Bland was born in Woolwich, south-east London, the youngest of the four children of Henry Bland, a successful commercial clerk, and his wife Mary Ann. He was baptised on 14 March 1855 at St Mary Magdalene, Woolwich. As a young man, Bland showed a keen interest in politics. He wanted to join the army but his father's death forced him into running the family business. In 1877, he met 19-year-old Edith Nesbit. They married on 22 April 1880 with Edith already seven months pregnant. They did not immediately live together as Bland initially continued to live with his mother. According to Nesbit's biographer, Julia Briggs:
:"Bland continued to spend half of each week with his widowed mother and her paid companion, Maggie Doran, who also had a son by him, though Edith did not realize this until later that summer when Bland fell ill with smallpox."
Bland also continued an affair with Alice Hoatson which produced two children (Rosamund in 1886 and John in 1899), both of whom Nesbit raised as her own. With Nesbit, he produced three children: Paul (1880–1940), Iris (1881-?) and Fabian (1885–1900, who died aged 15 after a tonsil operation).
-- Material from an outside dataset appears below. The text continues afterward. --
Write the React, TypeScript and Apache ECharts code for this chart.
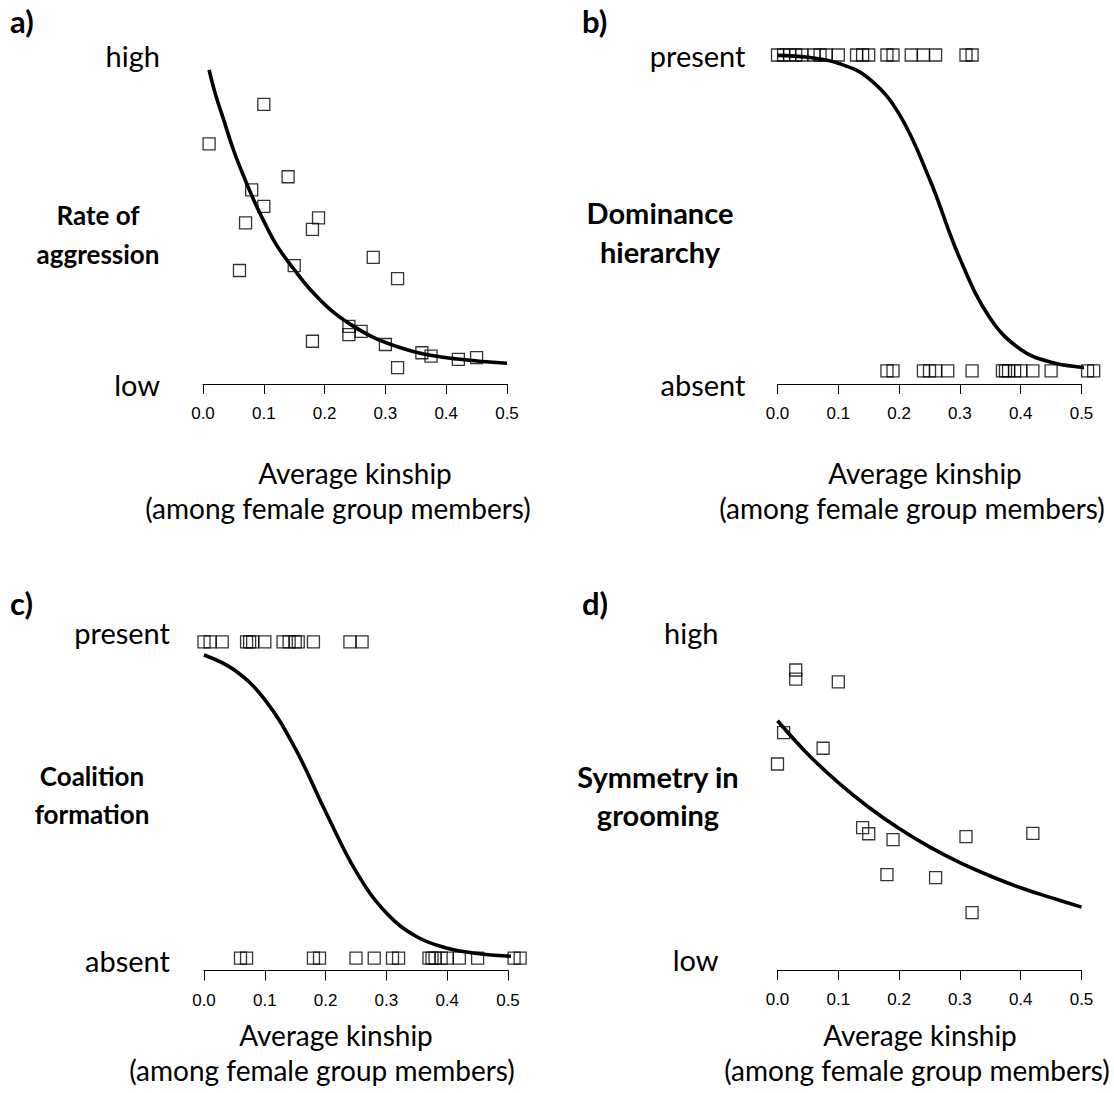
import React, { useEffect, useRef } from "react";
import * as echarts from "echarts";

// ---------- Panel a: rate of aggression ----------
const aKinship = [0.01, 0.10, 0.08, 0.10, 0.14, 0.07, 0.19, 0.18, 0.06, 0.15, 0.28, 0.32, 0.18, 0.24, 0.24, 0.26, 0.30, 0.32, 0.36, 0.375, 0.42, 0.45];
const aAggression = [0.73, 0.85, 0.59, 0.54, 0.63, 0.49, 0.505, 0.47, 0.345, 0.36, 0.385, 0.32, 0.13, 0.175, 0.15, 0.16, 0.12, 0.05, 0.095, 0.085, 0.075, 0.08];
const aFitX = [0.01, 0.02, 0.034, 0.05, 0.067, 0.083, 0.10, 0.122, 0.15, 0.176, 0.209, 0.242, 0.281, 0.319, 0.363, 0.418, 0.50];
const aFitY = [0.955, 0.884, 0.803, 0.712, 0.631, 0.561, 0.495, 0.419, 0.348, 0.288, 0.227, 0.182, 0.141, 0.114, 0.091, 0.076, 0.063];

// ---------- Panel b: dominance hierarchy ----------
const bPresent = [0.0, 0.01, 0.02, 0.03, 0.04, 0.06, 0.07, 0.08, 0.10, 0.13, 0.14, 0.15, 0.18, 0.19, 0.22, 0.24, 0.26, 0.31, 0.32];
const bAbsent = [0.18, 0.19, 0.24, 0.25, 0.26, 0.28, 0.32, 0.37, 0.375, 0.38, 0.39, 0.40, 0.42, 0.45, 0.51, 0.52];
const bFitX = [0, 0.05, 0.10, 0.15, 0.20, 0.25, 0.30, 0.35, 0.40, 0.45, 0.50, 0.545];
const bFitY = [0.999, 0.993, 0.975, 0.929, 0.821, 0.623, 0.381, 0.199, 0.105, 0.066, 0.051, 0.046];

// ---------- Panel c: coalition formation ----------
const cPresent = [0.0, 0.01, 0.03, 0.07, 0.075, 0.08, 0.10, 0.13, 0.14, 0.15, 0.155, 0.18, 0.24, 0.26];
const cAbsent = [0.06, 0.07, 0.18, 0.19, 0.25, 0.28, 0.31, 0.32, 0.37, 0.375, 0.38, 0.39, 0.40, 0.42, 0.45, 0.51, 0.52];
const cFitX = [0, 0.05, 0.10, 0.15, 0.20, 0.25, 0.30, 0.35, 0.40, 0.45, 0.50, 0.55];
const cFitY = [0.930, 0.884, 0.794, 0.645, 0.452, 0.270, 0.143, 0.071, 0.036, 0.020, 0.012, 0.009];

// ---------- Panel d: symmetry in grooming ----------
const dKinship = [0.03, 0.03, 0.10, 0.01, 0.075, 0.0, 0.14, 0.15, 0.19, 0.31, 0.42, 0.18, 0.26, 0.32];
const dSymmetry = [0.884, 0.856, 0.848, 0.693, 0.645, 0.597, 0.403, 0.384, 0.366, 0.375, 0.385, 0.259, 0.25, 0.143];
const dFitX = [0, 0.05, 0.10, 0.15, 0.20, 0.25, 0.30, 0.35, 0.40, 0.45, 0.50];
const dFitY = [0.729, 0.627, 0.540, 0.465, 0.400, 0.344, 0.296, 0.255, 0.219, 0.189, 0.160];

const xTicks = [0, 0.1, 0.2, 0.3, 0.4, 0.5];
const xTitle1 = "Average kinship";
const xTitle2 = "(among female group members)";

const zip = (xs: number[], ys: number[]) => xs.map((x, i) => [x, ys[i]]);
const flat = (xs: number[], y: number) => xs.map((x) => [x, y]);

const FONT = "Lato";
const TICK_FONT = "Liberation Sans";

export default function App() {
  const ref = useRef<HTMLDivElement>(null);

  useEffect(() => {
    if (!ref.current) return;
    const chart = echarts.init(ref.current, undefined, { renderer: "svg" });

    const grids = [
      { left: 203, top: 55, width: 304, height: 329 },
      { left: 777.5, top: 55, width: 304, height: 329 },
      { left: 204, top: 632, width: 304, height: 338.5 },
      { left: 777.5, top: 632, width: 304, height: 338 },
    ];
    const yMins = [0, 0, -0.032, -0.032];
    const yLabels = [
      ["low", "high"],
      ["absent", "present"],
      ["absent", "present"],
      ["low", "high"],
    ];
    const yMargins = [43, 32, 34, 59];

    const xAxis = grids.map((_, i) => ({
      gridIndex: i,
      type: "value",
      min: xTicks[0],
      max: xTicks[xTicks.length - 1],
      interval: 0.1,
      axisLine: { onZero: false, lineStyle: { color: "#000", width: 1 } },
      axisTick: { length: 10, lineStyle: { color: "#000", width: 1 } },
      axisLabel: {
        formatter: (v: number) => v.toFixed(1),
        color: "#000",
        fontSize: 17,
        fontFamily: TICK_FONT,
        margin: 21,
      },
      splitLine: { show: false },
    }));

    const yAxis = grids.map((_, i) => ({
      gridIndex: i,
      type: "value",
      min: yMins[i],
      max: 1,
      axisLine: { show: false },
      axisTick: { show: false },
      splitLine: { show: false },
      axisLabel: {
        customValues: [0, 1],
        formatter: (v: number) => (v > 0.5 ? yLabels[i][1] : yLabels[i][0]),
        color: "#000",
        fontSize: 29,
        fontFamily: FONT,
        margin: yMargins[i],
      },
    }));

    const pointStyle = {
      symbol: "rect",
      symbolSize: 12,
      itemStyle: { color: "rgba(0,0,0,0)", borderColor: "#000", borderWidth: 1.3 },
      clip: false,
      silent: true,
    };
    const lineStyleBase = {
      type: "line",
      smooth: 0.4,
      showSymbol: false,
      symbol: "none",
      clip: false,
      silent: true,
      lineStyle: { color: "#000", width: 3.6 },
    };

    const series: any[] = [
      { type: "scatter", xAxisIndex: 0, yAxisIndex: 0, data: zip(aKinship, aAggression), ...pointStyle },
      { ...lineStyleBase, xAxisIndex: 0, yAxisIndex: 0, data: zip(aFitX, aFitY) },
      { type: "scatter", xAxisIndex: 1, yAxisIndex: 1, data: flat(bPresent, 1.0), ...pointStyle },
      { type: "scatter", xAxisIndex: 1, yAxisIndex: 1, data: flat(bAbsent, 0.04), ...pointStyle },
      { ...lineStyleBase, xAxisIndex: 1, yAxisIndex: 1, data: zip(bFitX, bFitY) },
      { type: "scatter", xAxisIndex: 2, yAxisIndex: 2, data: flat(cPresent, 0.97), ...pointStyle },
      { type: "scatter", xAxisIndex: 2, yAxisIndex: 2, data: flat(cAbsent, 0.006), ...pointStyle },
      { ...lineStyleBase, xAxisIndex: 2, yAxisIndex: 2, data: zip(cFitX, cFitY) },
      { type: "scatter", xAxisIndex: 3, yAxisIndex: 3, data: zip(dKinship, dSymmetry), ...pointStyle },
      { ...lineStyleBase, xAxisIndex: 3, yAxisIndex: 3, data: zip(dFitX, dFitY) },
    ];

    const txt = (text: string, x: number, y: number, font: string, align = "center", lineHeight?: number) => ({
      type: "text",
      x,
      y,
      silent: true,
      style: { text, font, fill: "#000", align, verticalAlign: "middle", lineHeight },
    });

    const boldL = `bold 26px ${FONT}`;
    const boldR = `bold 29px ${FONT}`;
    const letter = `bold 31px ${FONT}`;
    const reg = `28px ${FONT}`;

    const graphic = [
      txt("a)", 10, 21, letter, "left"),
      txt("b)", 582, 21, letter, "left"),
      txt("c)", 10, 603, letter, "left"),
      txt("d)", 582, 603, letter, "left"),
      txt("Rate of\naggression", 98, 234.5, boldL, "center", 39),
      txt("Dominance\nhierarchy", 660, 231.5, boldR, "center", 39),
      txt("Coalition\nformation", 92, 795, boldL, "center", 38),
      txt("Symmetry in\ngrooming", 658, 795, boldR, "center", 38),
      txt(xTitle1, 355, 473, reg),
      txt(xTitle2, 338, 508, reg),
      txt(xTitle1, 925, 473, reg),
      txt(xTitle2, 912, 508, reg),
      txt(xTitle1, 336, 1035, reg),
      txt(xTitle2, 322, 1070, reg),
      txt(xTitle1, 920, 1035, reg),
      txt(xTitle2, 917, 1070, reg),
    ];

    chart.setOption({
      animation: false,
      backgroundColor: "#fff",
      grid: grids,
      xAxis,
      yAxis,
      series,
      graphic,
    });

    return () => chart.dispose();
  }, []);

  return (
    <div
      ref={ref}
      style={{ position: "fixed", left: 0, top: 0, width: 1114, height: 1093, background: "#fff" }}
    />
  );
}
In 1883, the Blands joined a socialist debating group which evolved to become the Fabian Society in January 1884. Bland chaired the first meeting and was subsequently elected to be the Society's treasurer. Fellow members included Edward Pease, Havelock Ellis, and Frank Podmore.
Bland was unpopular with most of the Fabians. George Bernard Shaw described him as:
:"a man of fierce Norman exterior and huge physical strength... never seen without an irreproachable frock coat, tall hat, and a single eyeglass which infuriated everybody. He was pugnacious, powerful, a skilled pugilist, and had a shrill, thin voice reportedly like the scream of an eagle. Nobody dared be uncivil to him."
His biographer, Julia Briggs, believed that he was an unusual socialist:
:"Bland was an atypical Fabian, since he combined socialism with strongly conservative opinions that reflected his social background and his military sympathies.... He was also strongly opposed to women's suffrage. At the same time he advocated collectivist socialism, wrote Fabian tracts, and lectured extensively on socialism." Bland was unconvinced by democracy and described it as "bumptious, unidealistic, disloyal… anti-national and vulgar".
Around 1885, Bland was briefly a member of the Social Democratic Federation, and in about 1893 he joined the Independent Labour Party. His support of Britain's imperial interests (notably the Second Boer War) began to make him unpopular with his fellow socialists. He taught for a while at the London School of Economics.
Bland was an opponent of women's rights. He wrote:
:"Woman's metier in the world - I mean, of course, civilized woman, the woman in the world as it is - is to inspire romantic passion... Romantic passion is inspired by women who wear corsets. In other words, by the women who pretend to be what they not quite are."
Bland was a freelance journalist until 1889 when he obtained the position as a columnist for the radical newspaper, Manchester Sunday Chronicle.
Claire Tomalin has written that:
:"Bland is one of the minor enigmas of literary history in that everything reported of him makes him sound repellent, yet he was admired, even adored, by many intelligent men and women... He did not aspire to be consistent. He allowed his wife to support him with her pen for some years, but was always opposed to feminism... In mid-life he joined the Catholic Church, a further cosmetic touch to his old-world image, but without modifying his behaviour or even bothering to attend more than the statutory minimum of masses."
The couple lived in Well Hall House, Eltham from 1899. In 1911 Bland began to go blind and had to be supported by Edith, by this time a successful poet and novelist, ''The Railway Children'' (1906) being perhaps her most famous work. Bland died in Eltham of a heart attack on 14 April 1914 and was buried in Woolwich cemetery.